Ever hear about or play the game “Hot potato”? The game’s objective is for players to sit in a circle and pass a “hot” potato around the circle as quickly as possible until the music stops. The object of hot potato is to not be the one holding the potato when the music stops. No one wants the hot potato. Could this very same scenario apply to corporate innovation? There is a phenomenon in innovation I like to call “Hot Potato Syndrome.” It is when there is an idea that everyone thinks is great, but is continually passed around in circles from one organization to another. Clearly everyone supports the idea in theory but no one is willing to take ownership to lead it to implementation.
Are ideas seen as “hot potatoes,” even if the idea is widely accepted, supported, and strategic? Sometimes it is the ideas that could provide the most impact because they affect multiple parts of the organization that fall into this bucket. But how can you avoid hot potato syndrome? In my experience, it sometimes feels that way, so I decided to explore what are the root causes to this very common scenario. Below are some ways to recognize and deal with this phenomenon so that you can finally land the hot potato in the right person’s hands, and it is a potato they need.
Identifying a work stream that has a defined need for the idea is always the first option. If an idea can garner support based on its relevance to the work streams strategy, the idea will get the attention and ownership it needs to drive forward. It is important to establish accountable individuals based on the type of work stream they are associated will make them more willing to take on an idea. Creating accountability and ownership in the business is critical to avoiding the “hot potato” syndrome and giving people ownership to move forward with ideas they feel are important to their work stream.

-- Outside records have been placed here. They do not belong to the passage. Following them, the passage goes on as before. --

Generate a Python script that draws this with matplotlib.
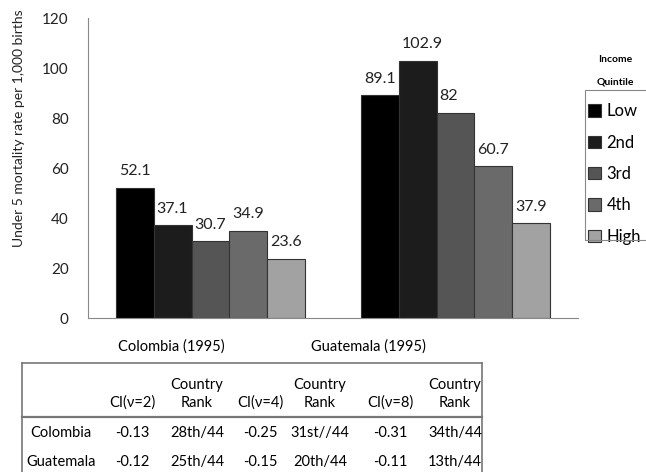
import matplotlib
matplotlib.use("Agg")
from matplotlib import pyplot as plt
from matplotlib.patches import Rectangle

plt.rcParams['font.family'] = ['Lato', 'DejaVu Sans']

# data
paesi = ["Colombia (1995)", "Guatemala (1995)"]
quintili = ["Low", "2nd", "3rd", "4th", "High"]
colombia = [52.1, 37.1, 30.7, 34.9, 23.6]
guatemala = [89.1, 102.9, 82, 60.7, 37.9]
colori = ["#000000", "#1c1c1c", "#555555", "#6a6a6a", "#a2a2a2"]

righe = ["Colombia", "Guatemala"]
intestazioni = ["CI(\u03bd=2)", "Country\nRank", "CI(\u03bd=4)", "Country\nRank",
                "CI(\u03bd=8)", "Country\nRank"]
valori_col = ["-0.13", "28th/44", "-0.25", "31st//44", "-0.31", "34th/44"]
valori_gua = ["-0.12", "25th/44", "-0.15", "20th/44", "-0.11", "13th/44"]

W, H = 646, 472
fig = plt.figure(figsize=(W / 100, H / 100), dpi=100)
ax = fig.add_axes([88 / W, 1 - 318 / H, 490 / W, 300 / H])

larg = 0.154
for i, q in enumerate(quintili):
    xs = [g + (i - 2) * larg for g in range(len(paesi))]
    hs = [colombia[i], guatemala[i]]
    ax.bar(xs, hs, width=larg, color=colori[i], edgecolor="#333333",
           linewidth=0.8, label=q)
    for x, h in zip(xs, hs):
        ax.annotate("{:g}".format(h), xy=(x - larg / 2, h), xytext=(2, 12),
                    textcoords="offset points", ha="left", va="center",
                    fontsize=11.5, color="#222222")

ax.set_xlim(-0.5, 1.5)
ax.set_ylim(0, 120)
ax.set_yticks(range(0, 121, 20))
ax.set_xticks([])
ax.tick_params(axis="y", length=0, pad=14, labelsize=11, labelcolor="#222222")
for s in ["top", "right"]:
    ax.spines[s].set_visible(False)
for s in ["left", "bottom"]:
    ax.spines[s].set_color("#888888")
ax.set_ylabel("Under 5 mortality rate per 1,000 births", fontsize=10,
              color="#222222")
ax.yaxis.set_label_coords(-0.128, 0.633)

# etichette delle categorie
fig.text(171 / W, 1 - 347 / H, paesi[0], ha="center", va="center", fontsize=10.5)
fig.text(368 / W, 1 - 347 / H, paesi[1], ha="center", va="center", fontsize=10.5)

# legenda (cornice disegnata a parte)
leg = ax.legend(loc="upper left", bbox_to_anchor=(585 / W, 1 - 100 / H),
                bbox_transform=fig.transFigure, fontsize=12, frameon=False,
                handlelength=0.75, handleheight=0.75,
                handletextpad=0.35, labelspacing=0.92, borderpad=0.2,
                borderaxespad=0)
fig.patches.append(Rectangle((585 / W, 1 - 240 / H), 70 / W, 150 / H,
                             transform=fig.transFigure, fill=False,
                             edgecolor="#888888", linewidth=0.8))
fig.text(615 / W, 1 - 60 / H, "Income", ha="center", va="center",
         fontsize=7.5, fontweight="bold")
fig.text(615 / W, 1 - 82 / H, "Quintile", ha="center", va="center",
         fontsize=7.5, fontweight="bold")

# tabella
tb = fig.add_axes([0, 0, 1, 1])
tb.set_xlim(0, W)
tb.set_ylim(H, 0)
tb.axis("off")
tb.plot([22, 482], [363, 363], color="#777777", lw=1.2)
tb.plot([22, 22], [363, H], color="#777777", lw=1.2)
tb.plot([482, 482], [363, H], color="#777777", lw=1.2)
tb.plot([22, 482], [417, 417], color="#777777", lw=1.6)

col_x = [132, 197, 260, 320, 390, 455]
for x, t in zip(col_x, intestazioni):
    tb.text(x, 410, t, ha="center", va="bottom", fontsize=10.5,
            linespacing=1.4)
tb.text(61, 433, righe[0], ha="center", va="center", fontsize=10.5)
tb.text(61, 462, righe[1], ha="center", va="center", fontsize=10.5)
for x, a, b in zip(col_x, valori_col, valori_gua):
    tb.text(x, 433, a, ha="center", va="center", fontsize=10.5)
    tb.text(x, 462, b, ha="center", va="center", fontsize=10.5)

fig.savefig("out.png", dpi=100)
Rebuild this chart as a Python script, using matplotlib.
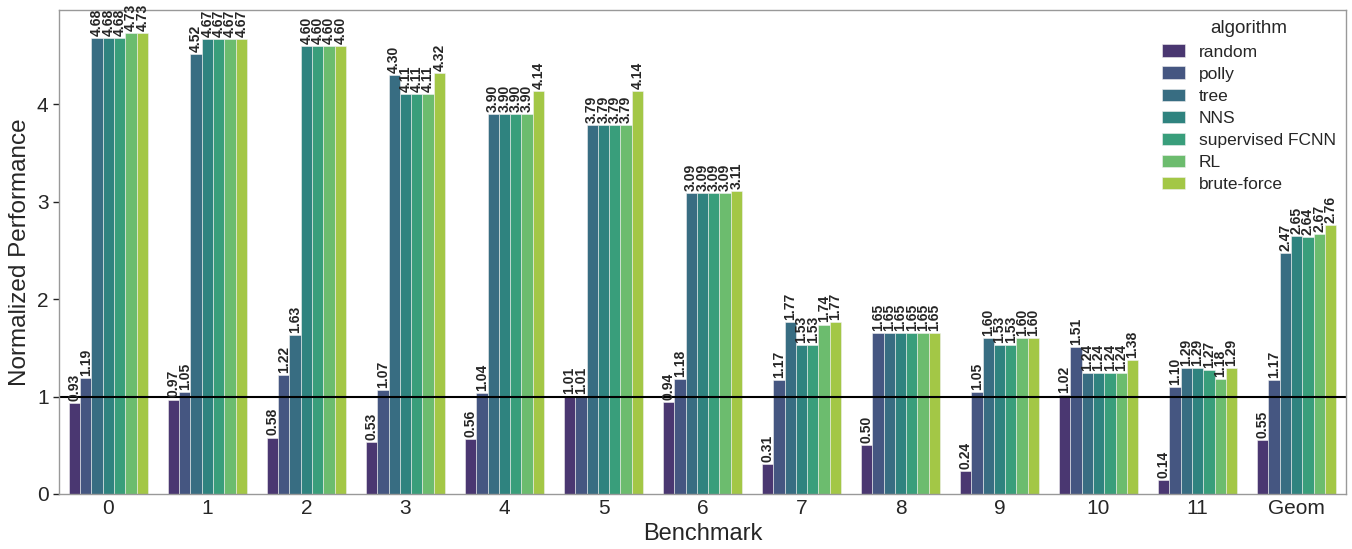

Facilitate Leadership Teams to Assess and Come to Consensus
Creating a forum to facilitate a working session with a clear objective may help in understanding the true potential of an idea and driving ownership and responsibility necessary to implement. Set up touch points throughout your organization to share ideas, create forums for those individuals to discuss and share. There is truth when they say it takes one person to have an idea, but it takes an army to implement. Setting up different people to be part of the “troop” will help in garnering support and responsibility. Sometimes pulling together the people that may be interested or who have already assessed the ideas can be the ones that devise the best course of action for the idea.
Connect Ideators with Potential Owners
Getting the person who came up with the idea in front of those that have not made decision will often times produce a result. Being able to have the person with the passion and the insight to elaborate on the potential impact of the idea is important to decision making. If the Ideator can appropriately convince a leader of the need and impact of the idea, then the idea will have more relevance and most times a decision can be reached more quickly.
I find most companies I work with suffer from a case of hot potato syndrome. To help avoid this, the above techniques to facilitate discussion, drive action and create ownership will yield results.